Norsk Telegrambyrå AS
- Company type: Private
- Industry: News agency
- Founded: 1867
- Headquarters: Oslo, Norway
- Area served: Norway
- Key people: Tina Mari Flem (CEO and Editor-in-chief)
- Revenue: NOK 222.3 million (2014)
- Number of employees: 136 (2014)
- Website: ntb.no

= Norwegian News Agency =

Norwegian press agency and wire service

The Norwegian News Agency (Norsk Telegrambyrå; NTB) is a Norwegian press agency and wire service that serves most of the largest Norwegian media outlets. The agency is located in Oslo and has bureaus in Brussels in Belgium and Tromsø in northern Norway. NTB operates 24 hours a day, with the night service handled from a bureau in Sydney, Australia since 2015. The photo agency Scanpix is a wholly owned subsidiary of NTB.

==History and profile==
NTB was established in 1867. In the early years it was privately owned. After World War I, the agency was acquired by AS Norsk Telegrambyrå, a limited company owned by a group of newspapers. Images have been part of their news services since 1932. It is closely held by large media corporations, including Edda Media (26.1%), Schibsted (20.6%), A-Pressen (20.5%), the Norwegian Broadcasting Corporation (10.5%), Adresseavisen (7.8%), a few smaller newspapers, TV 2 and P4. 0.5% is owned by the agency's employees.

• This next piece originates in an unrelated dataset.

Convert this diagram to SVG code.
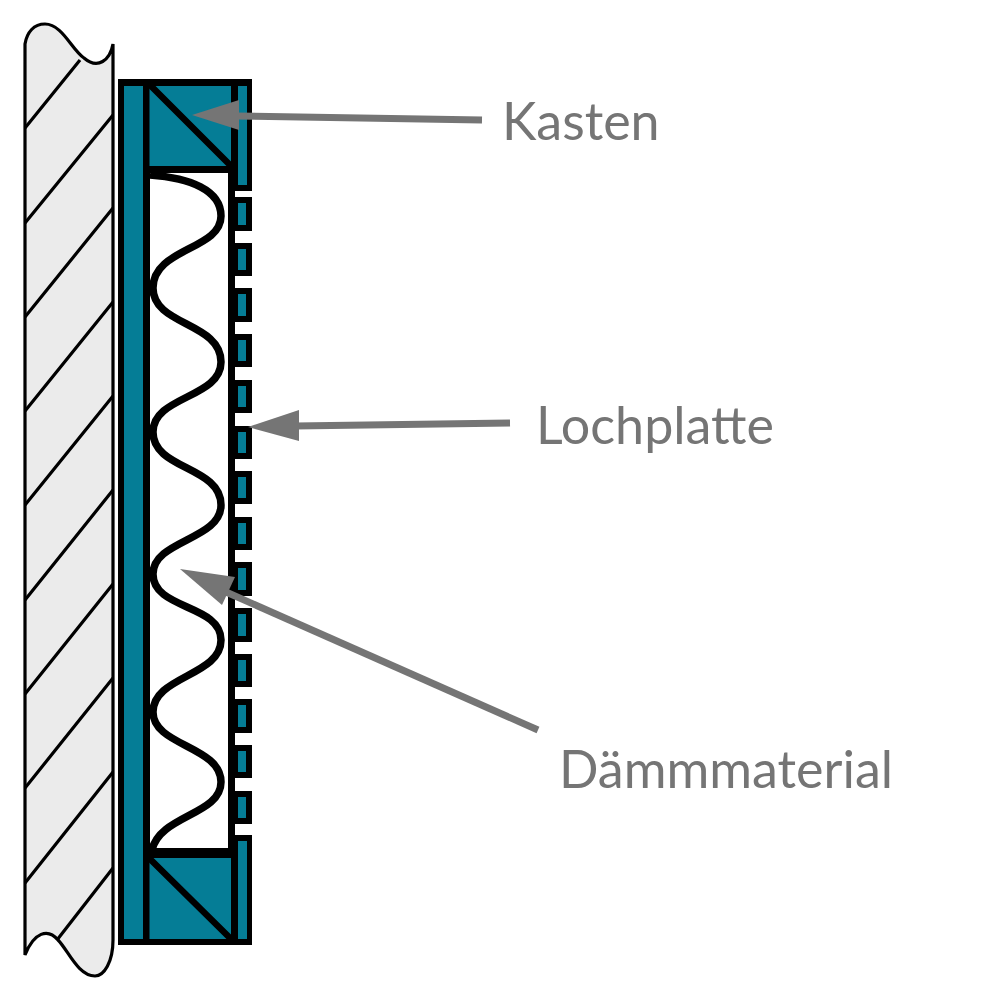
<svg xmlns="http://www.w3.org/2000/svg" width="1000" height="1000" viewBox="0 0 1000 1000">
<style>
.b{fill:#000}
.t{fill:#057d96}
.w{stroke:#000;stroke-width:3.2;fill:none}
.a{stroke:#757575;stroke-width:7;fill:none}
.h{fill:#757575}
.tab{fill:#057d96;stroke:#000;stroke-width:6}
text{font-family:"Lato","Liberation Sans",sans-serif;fill:#757575;font-size:52px}
</style>
<rect width="1000" height="1000" fill="#fff"/>
<g id="wand">
<path d="M25 44C27 32 34 24 45 24C62 24 72 50 84 58C98 70 110 60 113 44V940C113 962 104 976 95 976C78 976 68 950 58 940C48 928 34 932 25 955Z" fill="#ebebeb" stroke="#000" stroke-width="3.2"/>
<path class="w" d="M25 128L80 60M25 223L113 115M25 317L113 208M25 411L113 302M25 505L113 396M25 600L113 490M25 694L113 584M25 788L113 678M25 883L113 772M57 940L113 868"/>
</g>
<g id="kasten">
<rect class="b" x="118" y="79" width="134" height="112"/>
<rect class="b" x="118" y="835" width="134" height="110"/>
<rect class="b" x="118" y="79" width="32" height="866"/>
<rect x="150" y="173" width="85" height="675" fill="#fff"/>
<rect x="235" y="191" width="17" height="644" fill="#fff"/>
<rect class="t" x="124" y="86" width="19" height="853"/>
<rect class="t" x="149.500" y="86" width="81.500" height="80"/>
<rect class="t" x="238" y="86" width="9" height="99"/>
<rect class="t" x="149.500" y="858" width="81.500" height="81"/>
<rect class="t" x="238" y="841" width="9" height="98"/>
<path stroke="#000" stroke-width="6.500" d="M149 84L232 167M149 858L232 940"/>
</g>
<g id="lochplatte">
<rect class="b" x="228" y="173" width="7" height="675"/>
<rect class="tab" x="235" y="200" width="14" height="28"/>
<rect class="tab" x="235" y="246" width="14" height="27"/>
<rect class="tab" x="235" y="291" width="14" height="28"/>
<rect class="tab" x="235" y="337" width="14" height="27"/>
<rect class="tab" x="235" y="383" width="14" height="27"/>
<rect class="tab" x="235" y="429" width="14" height="27"/>
<rect class="tab" x="235" y="474" width="14" height="27"/>
<rect class="tab" x="235" y="520" width="14" height="27"/>
<rect class="tab" x="235" y="565" width="14" height="28"/>
<rect class="tab" x="235" y="611" width="14" height="28"/>
<rect class="tab" x="235" y="657" width="14" height="27"/>
<rect class="tab" x="235" y="702" width="14" height="28"/>
<rect class="tab" x="235" y="748" width="14" height="27"/>
<rect class="tab" x="235" y="794" width="14" height="27"/>
</g>
<g id="kasten-innen">
<rect class="b" x="150" y="166" width="81" height="7"/>
<rect class="b" x="150" y="848" width="81" height="10"/>
</g>
<g id="daemmung">
<path d="M150 175C190 178 221 190 221 216C221 250 153 248 153 288C153 326 221 322 221 362C221 398 153 396 153 432C153 470 221 466 221 505C221 540 153 540 153 574C153 610 221 604 221 640C221 676 153 676 153 712C153 746 221 746 221 782C221 815 160 815 152 850" fill="none" stroke="#000" stroke-width="7.500"/>
</g>
<g id="connectors">
<path class="a" d="M235 116L482 120"/>
<polygon class="h" points="192,115 239,100 239,130"/>
<path class="a" d="M295 426L510 423"/>
<polygon class="h" points="248,427 299,410 299,441"/>
<path class="a" d="M226 592L538 730"/>
<polygon class="h" points="180,569 235,577 222,605"/>
</g>
<g id="labels">
<text x="502" y="140">Kasten</text>
<text x="536" y="444">Lochplatte</text>
<text x="559" y="788">Dämmmaterial</text>
</g>
</svg>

The agency has three main news services, covering domestic news, international news, and sports. It also provides special services within news graphics, video, culture, entertainment, feature, etc. Approximately 136 staff are employed by the agency. Pål Bjerketvedt was the editor-in-chief and managing director from 2004 to 2016; Ole Kristian Bjellaanes is the executive editor.

In December 2021 Tina Mari Flem was appointed as chief editor and managing director for the Norwegian News Agency, succeeding Mads Yngve Storvik.